◆ SOURCE EXCERPT
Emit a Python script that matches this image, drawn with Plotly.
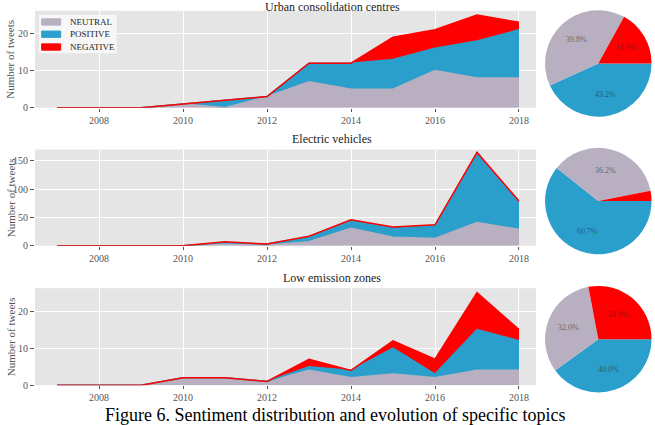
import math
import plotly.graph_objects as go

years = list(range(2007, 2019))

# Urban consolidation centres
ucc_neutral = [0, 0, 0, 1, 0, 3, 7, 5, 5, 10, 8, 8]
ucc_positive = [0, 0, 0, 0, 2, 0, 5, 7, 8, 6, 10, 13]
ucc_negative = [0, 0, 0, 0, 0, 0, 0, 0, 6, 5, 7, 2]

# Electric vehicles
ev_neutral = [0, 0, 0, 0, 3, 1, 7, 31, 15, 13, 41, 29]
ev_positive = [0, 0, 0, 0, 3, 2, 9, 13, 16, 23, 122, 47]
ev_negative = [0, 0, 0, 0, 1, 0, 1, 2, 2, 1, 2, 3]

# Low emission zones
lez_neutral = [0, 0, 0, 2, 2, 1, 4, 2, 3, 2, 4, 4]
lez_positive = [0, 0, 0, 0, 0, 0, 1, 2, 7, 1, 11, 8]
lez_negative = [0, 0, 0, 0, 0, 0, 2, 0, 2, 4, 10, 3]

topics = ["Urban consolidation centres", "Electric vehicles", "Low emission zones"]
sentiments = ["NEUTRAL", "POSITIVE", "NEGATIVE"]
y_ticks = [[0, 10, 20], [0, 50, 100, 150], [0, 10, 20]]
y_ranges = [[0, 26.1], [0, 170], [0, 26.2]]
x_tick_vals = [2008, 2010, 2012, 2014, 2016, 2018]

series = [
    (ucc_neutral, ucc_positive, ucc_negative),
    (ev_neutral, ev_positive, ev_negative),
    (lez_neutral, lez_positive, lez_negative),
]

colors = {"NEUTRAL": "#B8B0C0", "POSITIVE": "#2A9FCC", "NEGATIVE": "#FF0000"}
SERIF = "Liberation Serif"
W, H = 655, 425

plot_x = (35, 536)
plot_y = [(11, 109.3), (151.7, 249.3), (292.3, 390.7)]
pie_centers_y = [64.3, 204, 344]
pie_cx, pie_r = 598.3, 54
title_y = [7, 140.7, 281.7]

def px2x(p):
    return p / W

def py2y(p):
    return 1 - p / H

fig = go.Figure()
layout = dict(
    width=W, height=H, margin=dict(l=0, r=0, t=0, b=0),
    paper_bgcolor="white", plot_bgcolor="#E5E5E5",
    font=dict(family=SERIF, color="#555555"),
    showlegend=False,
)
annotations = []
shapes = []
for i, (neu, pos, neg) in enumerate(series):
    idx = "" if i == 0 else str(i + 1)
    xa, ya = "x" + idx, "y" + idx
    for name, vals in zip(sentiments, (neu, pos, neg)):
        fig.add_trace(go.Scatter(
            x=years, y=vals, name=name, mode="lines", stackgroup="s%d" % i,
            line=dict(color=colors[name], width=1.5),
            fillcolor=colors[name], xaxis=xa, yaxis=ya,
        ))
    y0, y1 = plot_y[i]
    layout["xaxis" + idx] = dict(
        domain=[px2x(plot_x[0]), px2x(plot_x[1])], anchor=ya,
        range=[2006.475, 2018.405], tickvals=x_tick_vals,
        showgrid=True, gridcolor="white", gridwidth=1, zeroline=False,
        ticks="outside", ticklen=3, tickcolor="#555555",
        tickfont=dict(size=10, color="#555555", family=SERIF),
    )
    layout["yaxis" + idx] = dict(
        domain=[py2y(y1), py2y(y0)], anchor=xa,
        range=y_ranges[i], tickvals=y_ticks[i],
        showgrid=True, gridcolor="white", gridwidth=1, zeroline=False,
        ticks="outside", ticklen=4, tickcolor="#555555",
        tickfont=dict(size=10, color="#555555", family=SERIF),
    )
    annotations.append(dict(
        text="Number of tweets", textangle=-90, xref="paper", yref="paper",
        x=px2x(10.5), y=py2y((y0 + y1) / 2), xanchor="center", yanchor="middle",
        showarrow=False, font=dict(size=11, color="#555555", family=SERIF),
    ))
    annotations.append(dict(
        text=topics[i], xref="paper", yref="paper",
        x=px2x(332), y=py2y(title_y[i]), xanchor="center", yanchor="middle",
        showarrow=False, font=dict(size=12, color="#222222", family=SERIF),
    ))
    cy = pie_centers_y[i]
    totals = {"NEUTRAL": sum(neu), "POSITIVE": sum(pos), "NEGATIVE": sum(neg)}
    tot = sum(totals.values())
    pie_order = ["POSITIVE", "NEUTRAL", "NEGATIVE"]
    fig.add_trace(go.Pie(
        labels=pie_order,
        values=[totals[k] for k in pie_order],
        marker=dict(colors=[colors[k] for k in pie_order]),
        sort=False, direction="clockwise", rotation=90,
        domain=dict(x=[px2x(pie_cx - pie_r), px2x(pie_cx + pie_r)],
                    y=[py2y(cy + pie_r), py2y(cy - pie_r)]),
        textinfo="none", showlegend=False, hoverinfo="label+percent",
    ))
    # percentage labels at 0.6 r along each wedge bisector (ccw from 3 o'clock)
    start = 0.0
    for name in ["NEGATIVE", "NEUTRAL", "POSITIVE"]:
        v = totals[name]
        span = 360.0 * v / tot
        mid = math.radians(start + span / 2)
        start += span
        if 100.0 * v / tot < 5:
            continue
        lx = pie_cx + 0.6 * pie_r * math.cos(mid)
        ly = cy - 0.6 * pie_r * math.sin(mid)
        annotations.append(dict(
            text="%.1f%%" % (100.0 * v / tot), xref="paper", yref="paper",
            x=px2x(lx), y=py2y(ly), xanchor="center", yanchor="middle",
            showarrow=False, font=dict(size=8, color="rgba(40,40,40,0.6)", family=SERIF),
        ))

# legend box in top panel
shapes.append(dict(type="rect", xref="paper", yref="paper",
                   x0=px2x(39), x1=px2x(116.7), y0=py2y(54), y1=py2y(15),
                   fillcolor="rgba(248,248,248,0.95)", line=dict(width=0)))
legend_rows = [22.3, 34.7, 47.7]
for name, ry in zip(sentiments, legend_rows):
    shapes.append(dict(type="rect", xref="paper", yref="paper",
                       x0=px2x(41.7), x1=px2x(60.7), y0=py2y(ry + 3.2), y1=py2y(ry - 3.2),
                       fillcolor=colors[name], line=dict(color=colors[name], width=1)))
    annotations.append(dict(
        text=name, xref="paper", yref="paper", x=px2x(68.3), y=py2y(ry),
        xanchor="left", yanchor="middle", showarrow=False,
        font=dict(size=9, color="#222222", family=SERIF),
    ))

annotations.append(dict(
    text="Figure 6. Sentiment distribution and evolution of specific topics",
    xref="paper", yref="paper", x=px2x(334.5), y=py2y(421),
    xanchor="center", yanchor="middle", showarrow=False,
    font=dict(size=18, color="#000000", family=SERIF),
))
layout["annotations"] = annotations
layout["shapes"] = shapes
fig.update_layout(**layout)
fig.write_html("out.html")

◆ TASK
Print the data above verbatim from the first line through the line holding "x_tick_vals = [2008, 2010, 2012, 2014, 2016, 2018]", leaving every picture out.

◆ SOLVED PROBLEM
Emit a Python script that matches this image, drawn with Plotly.
import math
import plotly.graph_objects as go

years = list(range(2007, 2019))

# Urban consolidation centres
ucc_neutral = [0, 0, 0, 1, 0, 3, 7, 5, 5, 10, 8, 8]
ucc_positive = [0, 0, 0, 0, 2, 0, 5, 7, 8, 6, 10, 13]
ucc_negative = [0, 0, 0, 0, 0, 0, 0, 0, 6, 5, 7, 2]

# Electric vehicles
ev_neutral = [0, 0, 0, 0, 3, 1, 7, 31, 15, 13, 41, 29]
ev_positive = [0, 0, 0, 0, 3, 2, 9, 13, 16, 23, 122, 47]
ev_negative = [0, 0, 0, 0, 1, 0, 1, 2, 2, 1, 2, 3]

# Low emission zones
lez_neutral = [0, 0, 0, 2, 2, 1, 4, 2, 3, 2, 4, 4]
lez_positive = [0, 0, 0, 0, 0, 0, 1, 2, 7, 1, 11, 8]
lez_negative = [0, 0, 0, 0, 0, 0, 2, 0, 2, 4, 10, 3]

topics = ["Urban consolidation centres", "Electric vehicles", "Low emission zones"]
sentiments = ["NEUTRAL", "POSITIVE", "NEGATIVE"]
y_ticks = [[0, 10, 20], [0, 50, 100, 150], [0, 10, 20]]
y_ranges = [[0, 26.1], [0, 170], [0, 26.2]]
x_tick_vals = [2008, 2010, 2012, 2014, 2016, 2018]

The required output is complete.